This week the European Union, with Angela Merkel at its head, fired off a communiqué over the signatures of José Manuel Barroso and Herman Van Rompuy slapping sanctions on Russia after last month's downing of Malaysian Airlines flight MH17 over eastern Ukraine. In the self-important way of these texts, it bemoans Vladimir Putin's failure to accord the EU the respect that it sees as commensurate with its sense of its own importance. Apropos the dusty greeting that the Russians have given its previous communiqués, the Union tut-tuts that
our call has been, in practice, left unheeded. Arms and fighters continue flowing into Ukraine from the Russian Federation. Strong Russian State sponsored nationalist propaganda continues supporting the illegal actions of armed separatists.

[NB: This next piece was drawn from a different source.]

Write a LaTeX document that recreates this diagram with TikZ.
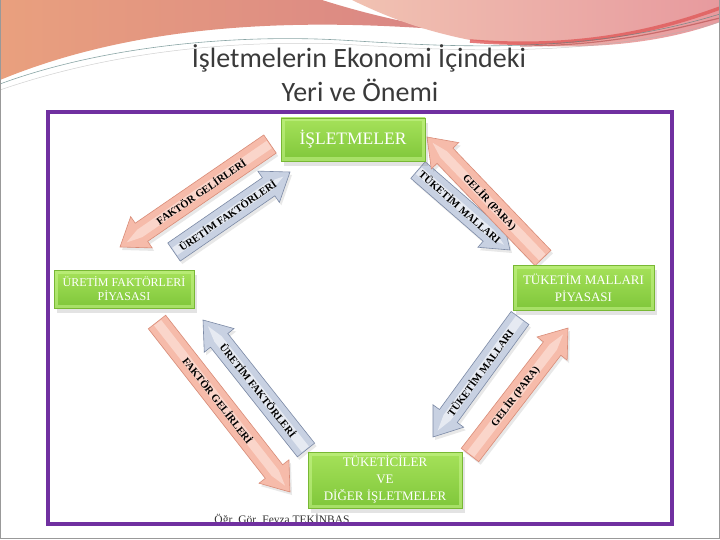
\documentclass[tikz,border=0pt]{standalone}
\usepackage{fontspec}
\setmainfont{Liberation Serif}
\newfontfamily\titlefont{Carlito}
\usetikzlibrary{shadows}
\definecolor{framepurple}{HTML}{7030A0}
\definecolor{titlegray}{HTML}{3A3A3A}
\definecolor{gtop}{HTML}{A6E25A}
\definecolor{gbot}{HTML}{7FC63A}
\definecolor{gedge}{HTML}{78B834}
\definecolor{gbevel}{HTML}{C8F58C}
\definecolor{pinkfill}{HTML}{F6BBAA}
\definecolor{pinklight}{HTML}{FCDCD2}
\definecolor{pinkedge}{HTML}{D98C78}
\definecolor{bluefill}{HTML}{C8D1E2}
\definecolor{bluelight}{HTML}{EEF1F7}
\definecolor{blueedge}{HTML}{7C8AA6}
\definecolor{decoA}{HTML}{E9A07E}
\definecolor{decoB}{HTML}{D98585}
\definecolor{decoC}{HTML}{F1C2B2}
\definecolor{decoD}{HTML}{E79A9E}
\definecolor{decoRed}{HTML}{E05A5A}
\tikzset{
  gbox/.style={rectangle, top color=gtop, bottom color=gbot, draw=gedge, line width=0.5pt,
    inner sep=0pt, align=center, text=white,
    drop shadow={opacity=0.22, shadow xshift=3pt, shadow yshift=-5pt},
    path picture={\draw[gbevel, line width=7pt, opacity=0.55]
      (path picture bounding box.south west) rectangle (path picture bounding box.north east);}},
  arrtext/.style={font=\bfseries\fontsize{10.5}{11}\selectfont, text=black, inner sep=0pt},
  pinkarr/.style={fill=pinkfill, draw=pinkedge, line width=0.6pt,
    drop shadow={opacity=0.18, shadow xshift=2pt, shadow yshift=-3pt}},
  bluearr/.style={fill=bluefill, draw=blueedge, line width=0.6pt,
    drop shadow={opacity=0.18, shadow xshift=2pt, shadow yshift=-3pt}},
}
% #1 name, #2 x1, #3 y1 (tail), #4 x2, #5 y2 (tip), #6 style, #7 light colour, #8 text, #9 text flip
\newcommand{\blockarr}[9]{%
  \pgfmathsetmacro\bAng{atan2(#3-#5,#4-#2)}%
  \pgfmathsetmacro\bLen{veclen(#4-#2,#5-#3)}%
  \pgfmathsetmacro\bHb{\bLen-26}%
  \pgfmathsetmacro\bTa{\bAng+#9}%
  \pgfmathsetmacro\bTx{0.46*\bLen}%
  \begin{scope}[shift={(#2,#3)},rotate=\bAng]
    \draw[#6] (0,-11) -- (\bHb,-11) -- (\bHb,-19) -- (\bLen,0) -- (\bHb,19) -- (\bHb,11) -- (0,11) -- cycle;
    \fill[#7, opacity=0.8] (1,-4.5) -- (\bHb+2,-4.5) -- (\bLen-8,0) -- (\bHb+2,4.5) -- (1,4.5) -- cycle;
    \node[arrtext, rotate=\bTa] (#1) at (\bTx,0) {#8};
  \end{scope}}
\begin{document}
\begin{tikzpicture}[x=1pt,y=-1pt]
\useasboundingbox (0,0) rectangle (720,540);
\fill[white] (0,0) rectangle (720,540);
% top decoration
\shade[left color=decoA, right color=decoB]
  (0,0) -- (322,0) .. controls (360,12) and (400,22) .. (450,30)
  .. controls (320,20) and (150,18) .. (0,80) -- cycle;
\shade[left color=decoC, right color=decoD]
  (352,0) -- (720,0) -- (720,22) .. controls (650,48) and (560,52) .. (470,40)
  .. controls (420,30) and (385,16) .. (352,0) -- cycle;
\draw[decoRed, line width=3.5pt, opacity=0.8] (470,41) .. controls (580,50) and (660,30) .. (720,8);
\draw[decoRed!80!black, line width=1.2pt, opacity=0.6] (520,46) .. controls (610,46) and (670,30) .. (720,18);
\draw[gray!70!teal, line width=0.6pt, opacity=0.7] (0,84) .. controls (100,47) and (230,34) .. (340,40)
  .. controls (440,46) and (580,57) .. (720,14);
\draw[gray!60, line width=0.5pt, opacity=0.6] (0,90) .. controls (110,52) and (230,40) .. (340,44)
  .. controls (440,50) and (590,60) .. (720,22);
% slide border
\draw[gray!80, line width=1pt] (0.5,0) -- (0.5,538) -- (719.5,538) -- (719.5,0);
% title
\node[font=\titlefont\fontsize{28}{32}\selectfont, text=titlegray] (t1) at (359,58) {İşletmelerin Ekonomi İçindeki};
\node[font=\titlefont\fontsize{28}{32}\selectfont, text=titlegray] (t2) at (360,90) {Yeri ve Önemi};
% footer text (partly hidden by frame)
\node[font=\fontsize{11.5}{13}\selectfont, text=black!80] (aut) at (282,520) {Öğr. Gör. Feyza TEKİNBAŞ};
% frame
\draw[framepurple, line width=4pt] (48,112) rectangle (672,524);
% arrows
\blockarr{a1}{270}{144}{120}{247}{pinkarr}{pinklight}{FAKTÖR GELİRLERİ}{180}
\blockarr{a2}{174}{252}{290}{172}{bluearr}{bluelight}{ÜRETİM FAKTÖRLERİ}{0}
\blockarr{a3}{418}{170}{510}{250}{bluearr}{bluelight}{TÜKETİM MALLARI}{0}
\blockarr{a4}{543}{258}{427}{137}{pinkarr}{pinklight}{GELİR (PARA)}{180}
\blockarr{a5}{306}{450}{203}{320}{bluearr}{bluelight}{ÜRETİM FAKTÖRLERİ}{180}
\blockarr{a6}{157}{322}{290}{492}{pinkarr}{pinklight}{FAKTÖR GELİRLERİ}{0}
\blockarr{a7}{520}{318}{433}{437}{bluearr}{bluelight}{TÜKETİM MALLARI}{180}
\blockarr{a8}{470}{455}{568}{328}{pinkarr}{pinklight}{GELİR (PARA)}{0}
% boxes
\node[gbox, minimum width=144pt, minimum height=43pt, font=\fontsize{17.5}{20}\selectfont] (isl) at (353,139.5) {İŞLETMELER};
\node[gbox, minimum width=140pt, minimum height=38pt, font=\fontsize{12}{14}\selectfont] (ufp) at (124,289) {ÜRETİM FAKTÖRLERİ\\PİYASASI};
\node[gbox, minimum width=141pt, minimum height=45pt, font=\fontsize{13}{16.5}\selectfont] (tmp) at (583.5,287.5) {TÜKETİM MALLARI\\PİYASASI};
\node[gbox, minimum width=154pt, minimum height=56pt, font=\fontsize{13}{17}\selectfont] (tdi) at (385,480) {TÜKETİCİLER\\VE\\DİĞER İŞLETMELER};
\end{tikzpicture}
\end{document}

In a parallel world, recognisably similar to but at some distance from our own, EU gnomes behind their plate-glass kraal in Brussels solemnly debate sanctioning Israel for wrecking hospitals and the wholesale murder of civilians, such as blowing children playing beach football in Gaza to pieces. They gravely note the fact that the American federation (read: the US and its cisatlantic marionettes) ensures that arms and fighters continue flowing into Israel, and that strong American state sponsored nationalist propaganda continues supporting the illegal actions of armed separatists on the West Bank. They harbour no hifalutin scruples about the directness of the causal chain linking the $3 billion of annual military aid from the US to the exploding of white phosphorus and DIME bombs over civilians in Gaza.
An uncatered-for side effect of the EU's straining to forge common purpose over Russia is that its component nation-states feel they can ignore their past, with the baggage that carries. In March, Wolfgang Schäuble, the German finance minister, managed to compare the Crimean referendum on sovereignty with Hitler's annexation of the Sudetenland in 1938. Schäuble (born 1942) is old enough to know better. Even were he not, a modicum of imagination might have told him that Russia was unlikely to respond kindly to western overtures, amounting at times to self-prostration, to pull Ukraine into the EU and Nato. And even if he and Merkel lacked that modicum, sheer horse sense might have told him that Putin can afford to hang tough on sanctions in the knowledge that the EU needs Russia at least as much as the other way round. In 2012, the Netherlands, the main casualty of MH17, ran a trade deficit of nearly €19 billion with Russia.
The Germans still pussyfoot around Israel's violations of international law, for obvious historical reasons. What is less obvious is why, for exactly the same reasons, they don't shut up about Russia. In what Russians still call the Great Patriotic War after the launch of Barbarossa by the Nazis, the USSR lost between 18 and 24 million combatants and civilians, including a very large number of Russian Jews. In the selective historical memory of the EU politburo, those murders count as Jews, but not as Russians. Still more dangerous, perhaps, than wholesale ignorance is one-eyed knowledge.